I have a project that uses a proprietary SDK for decoding raw video. I output the decoded data as pure RGBA in a way FFMpeg can read through a pipe to re-encode the video to a standard codec. FFMpeg can't include the Non-Free SDK in their source, and it would be wildly impracticable to store the pure RGBA in a file. So pipes are the only way to do it, there are valid reasons to use high throughput pipes.
What percentage of CPU time is used by the pipe in this scenario? If pipes were 10x faster, would you really notice any difference in wall-clock-time or overall-cpu-usage, while this decoding SDK is generating the raw data and ffmpeg is processing it? Are these video processing steps anywhere near memory copy speeds?
You have the dependency either way, but if you use the library you can have one big executable with no external dependencies and it can actually be fast.
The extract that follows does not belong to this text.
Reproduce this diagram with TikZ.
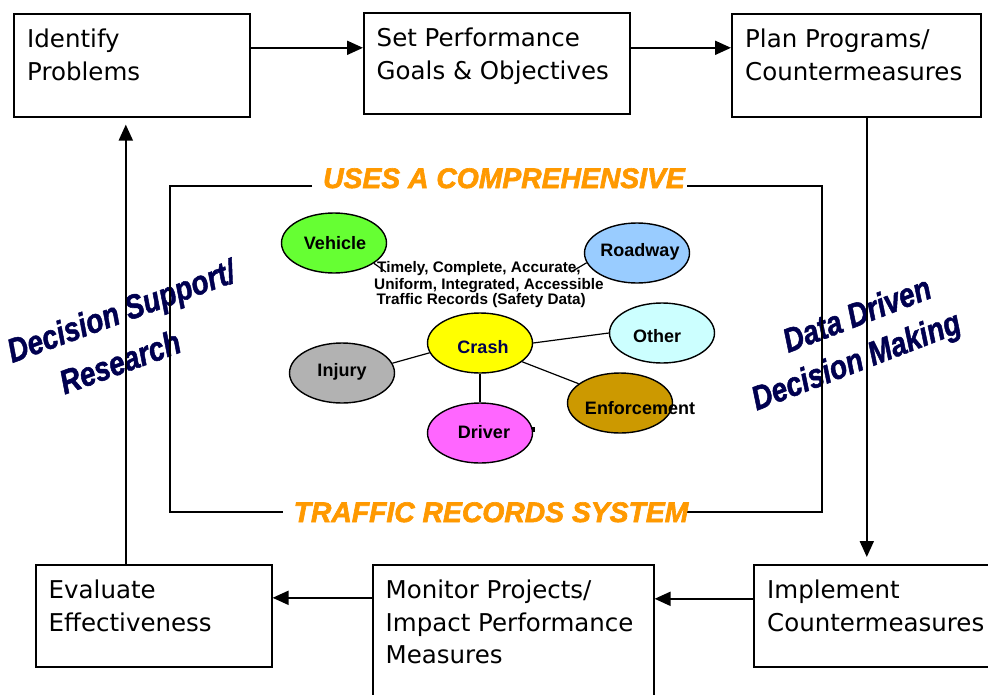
\documentclass[tikz,border=0pt]{standalone}
\usepackage{fontspec}
\setmainfont{DejaVu Sans}
\newfontfamily\arialf{Liberation Sans}
\newfontfamily\heavyf{Liberation Sans}[BoldItalicFeatures={FakeBold=1.6}]
\newfontfamily\titlef{Liberation Sans}[BoldItalicFeatures={FakeBold=2.2}]
\usetikzlibrary{arrows.meta,shapes.geometric}
\definecolor{navyT}{RGB}{0,0,80}
\definecolor{orangeT}{RGB}{255,153,0}
\definecolor{cVeh}{RGB}{102,255,51}
\definecolor{cRoad}{RGB}{153,204,255}
\definecolor{cOther}{RGB}{204,255,255}
\definecolor{cCrash}{RGB}{255,255,0}
\definecolor{cInj}{RGB}{178,178,178}
\definecolor{cDrv}{RGB}{255,102,255}
\definecolor{cEnf}{RGB}{204,153,0}
\tikzset{
  procbox/.style={draw, line width=1.6pt, anchor=north west, inner sep=0pt},
  boxtext/.style={anchor=north west, inner sep=0pt, align=left, font=\fontsize{24.5}{32.5}\selectfont},
  arr/.style={line width=2pt, -{Triangle[length=16pt,width=14pt]}},
  ell/.style={ellipse, draw, line width=1.4pt, minimum width=105pt, minimum height=60pt, inner sep=0pt},
  elltext/.style={font=\arialf\bfseries\fontsize{18}{18}\selectfont, inner sep=0pt},
  slant/.style={font=\heavyf\bfseries\itshape\fontsize{28}{28}\selectfont, text=navyT, inner sep=0pt, anchor=base},
  title/.style={font=\titlef\bfseries\itshape\fontsize{28.3}{28}\selectfont, text=orangeT, inner sep=0pt, anchor=base},
  frameline/.style={line width=1.4pt},
  link/.style={line width=1.2pt}
}
\begin{document}
\begin{tikzpicture}[x=1pt,y=-1pt]
\useasboundingbox (0,0) rectangle (988,694);
\clip (0,0) rectangle (988,694);
\fill[white] (0,0) rectangle (988,694);

% slanted labels
\node[slant, rotate=20, yscale=1.2] (ds1) at (125,322) {Decision Support/};
\node[slant, rotate=20, yscale=1.2] (ds2) at (124,373) {Research};
\node[slant, rotate=21, yscale=1.2] (dd1) at (861,325) {Data Driven};
\node[slant, rotate=21, yscale=1.2] (dd2) at (860,371) {Decision Making};

% process boxes
\node[procbox, minimum width=236pt, minimum height=103pt] (b1) at (13,13) {};
\node[procbox, minimum width=266pt, minimum height=101pt] (b2) at (363,12) {};
\node[procbox, minimum width=249pt, minimum height=103pt] (b3) at (731,13) {};
\node[procbox, minimum width=236pt, minimum height=102pt] (b4) at (35,564) {};
\node[procbox, minimum width=281pt, minimum height=140pt] (b5) at (372,564) {};
\node[procbox, minimum width=250pt, minimum height=102pt] (b6) at (753,564) {};

\node[boxtext] (t1) at ([xshift=14pt,yshift=-12pt]b1.north west) {\strut Identify\\Problems};
\node[boxtext] (t2) at ([xshift=13.5pt,yshift=-12pt]b2.north west) {\strut Set Performance\\Goals \& Objectives};
\node[boxtext] (t3) at ([xshift=14pt,yshift=-12pt]b3.north west) {\strut Plan Programs/\\Countermeasures};
\node[boxtext] (t4) at ([xshift=13.5pt,yshift=-12pt]b4.north west) {\strut Evaluate\\Effectiveness};
\node[boxtext] (t5) at ([xshift=13.5pt,yshift=-12pt]b5.north west) {\strut Monitor Projects/\\Impact Performance\\Measures};
\node[boxtext] (t6) at ([xshift=14pt,yshift=-12pt]b6.north west) {\strut Implement\\Countermeasures};

% cycle arrows
\draw[arr] ([yshift=17.5pt]b1.east) -- ([yshift=15.5pt]b2.west);
\draw[arr] ([yshift=15.5pt]b2.east) -- ([yshift=17.5pt]b3.west);
\draw[arr] ([xshift=10.5pt]b3.south) -- ([xshift=-12pt,yshift=7pt]b6.north);
\draw[arr] ([yshift=17pt]b6.west) -- ([yshift=36pt]b5.east);
\draw[arr] ([yshift=37pt]b5.west) -- ([yshift=18pt]b4.east);
\draw[arr] ([xshift=-28pt]b4.north) -- ([xshift=-6pt,yshift=-7pt]b1.south);

% inner frame
\draw[frameline] (312,186) -- (170,186) -- (170,512) -- (283,512);
\draw[frameline] (687,186) -- (822,186) -- (822,512) -- (683,512);
\node[title] (ttop) at (504,188) {USES A COMPREHENSIVE};
\node[title] (tbot) at (491,522) {TRAFFIC RECORDS SYSTEM};

% ellipses
\node[ell, fill=cVeh] (veh) at (334,243) {};
\node[ell, fill=cRoad] (road) at (637,253) {};
\node[ell, fill=cOther] (oth) at (662,333) {};
\node[ell, fill=cCrash] (crash) at (480,343) {};
\node[ell, fill=cInj] (inj) at (342,373) {};
\node[ell, fill=cDrv] (drv) at (480,433) {};
\node[ell, fill=cEnf] (enf) at (620,403) {};

\coordinate (vend) at (386,272);
\coordinate (rend) at (571,272);
\draw[link] (veh.-27) -- (vend);
\draw[link] (road.191) -- (rend);
\draw[link] (crash.east) -- (oth.west);
\draw[link] (crash.191) -- (inj.11);
\draw[link] (crash.-24) -- (enf.155);
\draw[link] (crash.south) -- (drv.north);
\fill (532,427) rectangle (535,432);

\node[elltext] (lveh) at (335,243) {Vehicle};
\node[elltext] (lroad) at (640,252) {Roadway};
\node[elltext] (loth) at (657,336) {Other};
\node[elltext, text=navyT] (lcrash) at (483,347) {Crash};
\node[elltext] (linj) at (342,372) {Injury};
\node[elltext] (ldrv) at (484,432) {Driver};
\node[elltext] (lenf) at (640,408) {Enforcement};

\node[anchor=north west, inner sep=0pt, align=left, font=\arialf\bfseries\fontsize{15.3}{15.5}\selectfont] (tdata) at (374,261.15)
  {\strut\hspace{3pt}Timely, Complete, Accurate,\\Uniform, Integrated, Accessible\\\hspace{2.5pt}Traffic Records (Safety Data)};
\end{tikzpicture}
\end{document}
If there wasn't a problem to solve they wouldn't have said anything. If you want something different you have to do something different.
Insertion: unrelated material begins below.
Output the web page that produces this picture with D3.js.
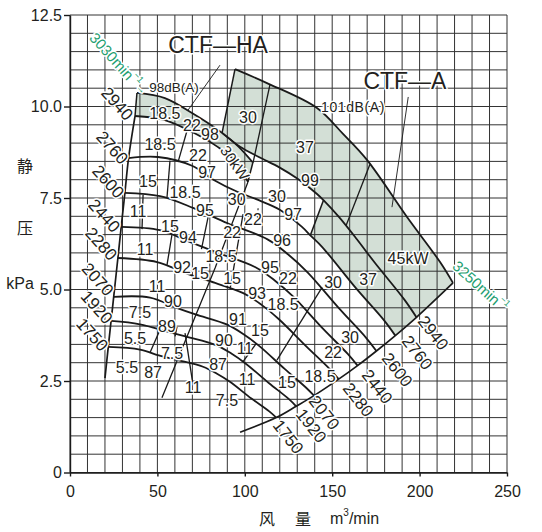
<!DOCTYPE html>
<html><head><meta charset="utf-8">
<script src="https://cdn.jsdelivr.net/npm/d3@7"></script>
<style>
body{margin:0;background:#fff;}
text{font-family:"Liberation Sans",Arial,Helvetica,sans-serif;fill:#231f20;}
.halo{stroke:#fff;stroke-width:3px;paint-order:stroke;stroke-linejoin:round;}
</style></head><body>
<svg id="c" width="542" height="532"></svg>
<script>
// ---------- data (flow m3/min, static pressure kPa) ----------
const xTicks=[0,50,100,150,200,250];
const yTicks=[0,2.5,5,7.5,10,12.5];
const yTickLabels=["0","2.5","5.0","7.5","10.0","12.5"];

// speed curves
const rpm3250=[[94.4,11.02],[112.7,10.64],[141.3,9.96],[156.2,9.25],[169.9,8.54],[192.8,6.98],[211.7,5.75],[219.1,5.18]];
const ha3030=[[38.3,10.37],[54.3,10.23],[69.8,9.82],[87.0,9.28],[96.1,8.92],[104.6,8.47]];
const ha2940=[[37.2,9.74],[54.3,9.63],[73.2,9.22],[84.7,8.89],[94.4,8.51],[101.8,7.94]];
const c2940=[[87.0,9.28],[97.3,8.90],[108,8.62],[120,8.33],[130,8.03],[141.3,7.61],[145.0,7.44],[153.7,6.99],[164.0,6.38],[174.4,5.73],[191.5,4.71],[198.2,4.24]];
const c2760=[[33.5,8.59],[50.3,8.62],[69.8,8.38],[82.0,8.00],[95.7,7.67],[108.0,7.44],[120.0,7.18],[132.7,6.71],[137.5,6.48],[144.3,6.16],[163.7,5.03],[179.8,4.15],[186.1,3.74]];
const c2600=[[31.4,7.64],[51.5,7.55],[70.4,7.23],[90.2,6.81],[113.0,6.37],[125.0,5.95],[135.9,5.47],[154.2,4.47],[169.4,3.68],[175.3,3.32]];
const c2440=[[29.3,6.71],[51.5,6.62],[67.0,6.33],[84.6,6.00],[106.1,5.61],[117.3,5.24],[127.6,4.81],[144.7,3.93],[158.9,3.24],[164.5,2.92]];
const c2280=[[27.4,5.86],[49.8,5.75],[66.2,5.45],[79.1,5.24],[99.1,4.90],[109.6,4.58],[119.2,4.20],[135.3,3.44],[148.5,2.83],[153.7,2.55]];
const c2070=[[25.0,4.80],[45.8,4.78],[61.0,4.50],[71.8,4.32],[90.0,4.04],[99.5,3.77],[108.2,3.46],[122.8,2.83],[134.8,2.33],[139.6,2.10]];
const c1920=[[23.5,4.14],[40.0,4.05],[55.8,3.85],[66.6,3.71],[83.5,3.48],[92.3,3.25],[100.4,2.98],[113.9,2.44],[125.1,2.01],[129.4,1.81]];
const c1750=[[21.9,3.43],[40.0,3.36],[50.8,3.20],[60.7,3.08],[76.1,2.89],[84.1,2.70],[91.5,2.48],[103.8,2.02],[114.0,1.67],[118.0,1.50]];

// boundaries
const leftEdge=[[20.0,2.58],[21.9,3.43],[23.5,4.14],[25.0,4.80],[27.4,5.86],[29.3,6.71],[31.4,7.64],[33.5,8.59],[37.2,9.74]];
const rightEdge=[[219.1,5.18],[198.2,4.24],[186.1,3.74],[175.3,3.32],[164.5,2.92],[153.7,2.55],[139.6,2.10],[129.4,1.81],[118.0,1.50],[97.3,1.10]];
const bandLeft=[[37.2,9.74],[38.3,10.37]];
const bandCap=[[104.6,8.47],[101.8,7.94]];
const aLeftEdge=[[94.4,11.02],[87.0,9.28]];
const kw37low=[[137.5,6.48],[145.0,7.44]];

// kW lines
const kwLines=[
 [[114.4,10.60],[104.7,8.46]],
 [[171.6,8.42],[157.9,6.74]],
 [[144.2,5.06],[118.4,3.07]],
 [[99.0,3.03],[106.5,3.52]],
 [[99.0,7.06],[91.7,5.05]],
 [[66.9,9.33],[61.8,8.48]],
 [[57.2,8.52],[55.5,7.52]],
 [[41.8,7.58],[41.2,6.65]],
 [[58.4,6.52],[55.5,5.67]],
 [[79.0,6.98],[75.2,6.10]],
 [[51.5,3.90],[45.8,3.28]],
 [[61.2,3.98],[60.1,3.72]],
 [[65.8,3.81],[70.4,2.39]],
 [[101.8,7.94],[83.0,5.59],[52.6,2.04]]
];
const kwDashed=[[[107.6,7.22],[107.0,6.76]]];
const leaders=[[[85.8,11.13],[67.5,9.90]],[[193.5,10.26],[184.2,7.25]]];

// labels on the chart [text, flow, pressure]
const cellLabels=[
 ["18.5",54.3,9.82],["22",69.8,9.49],["98",80.1,9.23],
 ["18.5",51.5,8.95],["22",73.2,8.67],["97",78.4,8.21],
 ["15",44.6,7.95],["18.5",65.8,7.66],["95",77.2,7.17],
 ["11",38.9,7.12],["15",57.2,6.71],["94",67.5,6.41],
 ["11",42.9,6.08],["92",64.1,5.61],["15",74.4,5.45],
 ["11",49.8,5.07],["90",58.9,4.66],
 ["7.5",40.0,4.36],["89",55.5,3.98],
 ["5.5",37.2,3.67],["7.5",58.4,3.26],
 ["5.5",32.6,2.86],["87",47.5,2.72],["11",70.4,2.31],
 ["30",101.8,9.71],["37",134.4,8.89],["99",137.3,7.99],
 ["30",118.4,7.55],["30",95.4,7.45],["97",127.6,7.06],
 ["22",104.7,6.90],["22",92.7,6.57],["96",121.3,6.35],
 ["18.5",86.4,5.89],["15",92.7,5.31],["95",114.4,5.61],["22",124.7,5.31],
 ["93",107.0,4.90],["18.5",121.9,4.58],["30",150.5,5.20],["37",170.5,5.26],
 ["91",96.1,4.17],["15",108.7,3.89],["30",160.2,3.70],["22",150.5,3.29],
 ["90",88.1,3.62],["11",100.1,3.40],["18.5",143.0,2.61],["15",124.1,2.45],
 ["11",101.3,2.53],["87",84.7,2.94],["7.5",89.8,1.98],
 ["45kW",193.4,5.86]
];
const speedLeft=[["2940",26.9,10.07],["2760",24.0,8.87],["2600",21.7,7.94],["2440",19.5,7.01],["2280",17.7,6.24],["2070",15.7,5.27],["1920",15.2,4.51],["1750",12.6,3.76]];
const speedRight=[["2940",207.7,3.81],["2760",198.5,3.27],["2600",187.1,2.80],["2440",175.6,2.34],["2280",164.8,1.98],["2070",145.3,1.63],["1920",137.9,1.27],["1750",124.7,0.97]];

// ---------- drawing ----------
const svg=d3.select("#c");
const x=d3.scaleLinear().domain([0,250]).range([70,507]);
const y=d3.scaleLinear().domain([0,12.5]).range([472.5,15]);
const line=d3.line().x(d=>x(d[0])).y(d=>y(d[1])).curve(d3.curveCatmullRom.alpha(0.5));
const straight=d3.line().x(d=>x(d[0])).y(d=>y(d[1]));
function joinPieces(pieces){return pieces.map((p,i)=>{const s=line(p);return i?s.replace(/^M/,"L"):s;}).join("")+"Z";}
const rev=a=>a.slice().reverse();

const shade="#d3dfd6";
svg.append("path").attr("fill",shade).attr("d",joinPieces([
  rpm3250,
  rightEdge.filter(d=>d[0]>=186.1),
  rev(c2760.filter(d=>d[0]>=137.5)),
  kw37low,
  rev(c2940.filter(d=>d[0]<=145.0)),
  rev(aLeftEdge)
]));
svg.append("path").attr("fill",shade).attr("d",joinPieces([ha3030,bandCap,rev(ha2940),bandLeft]));

// grid
const grid=svg.append("g").attr("stroke","#333").attr("stroke-width",1);
d3.range(0,251,10).forEach(v=>grid.append("line").attr("x1",x(v)).attr("x2",x(v)).attr("y1",y(0)).attr("y2",y(12.5)));
d3.range(0,12.51,0.5).forEach(v=>grid.append("line").attr("x1",x(0)).attr("x2",x(250)).attr("y1",y(v)).attr("y2",y(v)));

// axes
const gx=svg.append("g").attr("transform",`translate(0,${y(0)})`)
 .call(d3.axisBottom(x).tickValues(xTicks).tickSize(4).tickSizeOuter(0).tickPadding(9));
const gy=svg.append("g").attr("transform",`translate(${x(0)},0)`)
 .call(d3.axisLeft(y).tickValues(yTicks).tickFormat((d,i)=>yTickLabels[i]).tickSize(6).tickSizeOuter(0).tickPadding(2));
[gx,gy].forEach(g=>{g.selectAll("path,line").attr("stroke","#1a1a1a").attr("stroke-width",1.4);
 g.selectAll("text").attr("font-size",16).attr("font-family","Liberation Sans, Arial, sans-serif").attr("fill","#231f20");});

// curves
const curveG=svg.append("g").attr("fill","none").attr("stroke","#1a1a1a").attr("stroke-linejoin","round");
[rpm3250,ha3030,ha2940,c2940,c2760,c2600,c2440,c2280,c2070,c1920,c1750].forEach(c=>
  curveG.append("path").attr("d",line(c)).attr("stroke-width",1.8));
[leftEdge,rightEdge].forEach(c=>curveG.append("path").attr("d",line(c)).attr("stroke-width",1.7));
[bandLeft,bandCap,aLeftEdge,kw37low].forEach(c=>curveG.append("path").attr("d",straight(c)).attr("stroke-width",1.5));
kwLines.forEach(c=>curveG.append("path").attr("d",straight(c)).attr("stroke-width",1.3));
kwDashed.forEach(c=>curveG.append("path").attr("d",straight(c)).attr("stroke-width",1.1).attr("stroke-dasharray","2,2"));
leaders.forEach(c=>curveG.append("path").attr("d",straight(c)).attr("stroke-width",0.9));

// labels
const lab=svg.append("g");
cellLabels.forEach(([t,a,b])=>lab.append("text").attr("class","halo").attr("x",x(a)).attr("y",y(b))
  .attr("text-anchor","middle").attr("dominant-baseline","central").attr("font-size",16).text(t));
speedLeft.forEach(([t,a,b])=>lab.append("text").attr("class","halo")
  .attr("transform",`translate(${x(a)},${y(b)}) rotate(48)`).attr("text-anchor","middle")
  .attr("dominant-baseline","central").attr("font-size",17).text(t));
speedRight.forEach(([t,a,b])=>lab.append("text").attr("class","halo")
  .attr("transform",`translate(${x(a)},${y(b)}) rotate(52)`).attr("text-anchor","middle")
  .attr("dominant-baseline","central").attr("font-size",17).text(t));

// band label
lab.append("text").attr("class","halo").attr("transform",`translate(${x(94.4)},${y(8.46)}) rotate(55)`)
 .attr("text-anchor","middle").attr("dominant-baseline","central").attr("font-size",15).text("30kW");

// dB(A) labels
lab.append("text").attr("class","halo").attr("x",x(59.5)).attr("y",y(10.53)).attr("text-anchor","middle")
 .attr("dominant-baseline","central").attr("font-size",13.5).text("98dB(A)");
lab.append("text").attr("class","halo").attr("x",x(161.9)).attr("y",y(9.99)).attr("text-anchor","middle")
 .attr("dominant-baseline","central").attr("font-size",14).attr("letter-spacing",0.6).text("101dB(A)");

// model names
lab.append("text").attr("class","halo").attr("x",x(84.7)).attr("y",y(11.68)).attr("text-anchor","middle")
 .attr("dominant-baseline","central").attr("font-size",23).text("CTF—HA");
lab.append("text").attr("class","halo").attr("x",x(191.6)).attr("y",y(10.70)).attr("text-anchor","middle")
 .attr("dominant-baseline","central").attr("font-size",23).text("CTF—A");

// max speed labels (green)
const green="#1e9e70";
const t1=lab.append("text").attr("class","halo").attr("transform",`translate(${x(13.2)},${y(11.97)}) rotate(48)`)
 .attr("dominant-baseline","central").attr("font-size",15).style("fill",green);
t1.append("tspan").text("3030min");
t1.append("tspan").attr("dy",-5).attr("font-size",9).text("−1");
t1.append("tspan").attr("dy",5).attr("font-size",10).text("→");
const t2=lab.append("text").attr("class","halo").attr("transform",`translate(${x(220.5)},${y(5.72)}) rotate(42)`)
 .attr("dominant-baseline","central").attr("font-size",15).style("fill",green);
t2.append("tspan").text("3250min");
t2.append("tspan").attr("dy",-5).attr("font-size",9).text("−1");

// axis titles
const cjk="Noto Sans CJK SC, sans-serif";
svg.append("text").attr("x",267).attr("y",518).attr("text-anchor","middle").attr("dominant-baseline","central")
 .attr("font-size",16).style("font-family",cjk).text("风");
svg.append("text").attr("x",303).attr("y",518).attr("text-anchor","middle").attr("dominant-baseline","central")
 .attr("font-size",16).style("font-family",cjk).text("量");
const mt=svg.append("text").attr("x",330).attr("y",518).attr("dominant-baseline","central").attr("font-size",16);
mt.append("tspan").text("m");
mt.append("tspan").attr("dy",-6).attr("font-size",10).text("3");
mt.append("tspan").attr("dy",6).text("/min");
svg.append("text").attr("x",25).attr("y",165).attr("text-anchor","middle").attr("dominant-baseline","central")
 .attr("font-size",16).style("font-family",cjk).text("静");
svg.append("text").attr("x",25).attr("y",227).attr("text-anchor","middle").attr("dominant-baseline","central")
 .attr("font-size",16).style("font-family",cjk).text("压");
svg.append("text").attr("x",20).attr("y",283).attr("text-anchor","middle").attr("dominant-baseline","central")
 .attr("font-size",16).text("kPa");
</script>
</body></html>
It looks like FFmpeg does support reading from sockets natively[1], I didn't know that. That might be a better solution in this case, I'll have to look into some C code for writing my output to a socket to try that some time.
At some point, I had a similar issue (though not related to licensing), and it turned out it was faster to do a high-bitrate H.264-encode of the stream before sending it over the FFmpeg socket than sending the raw RGBA data, even over localhost… (There was some minimal quality loss, of course, but it was completely irrelevant in the big picture.)
No, because I had hardware H.264 encoder support. :-) (The decoding in FFmpeg on the other side was still software. But it was seemingly much cheaper to do a H.264 software decode.)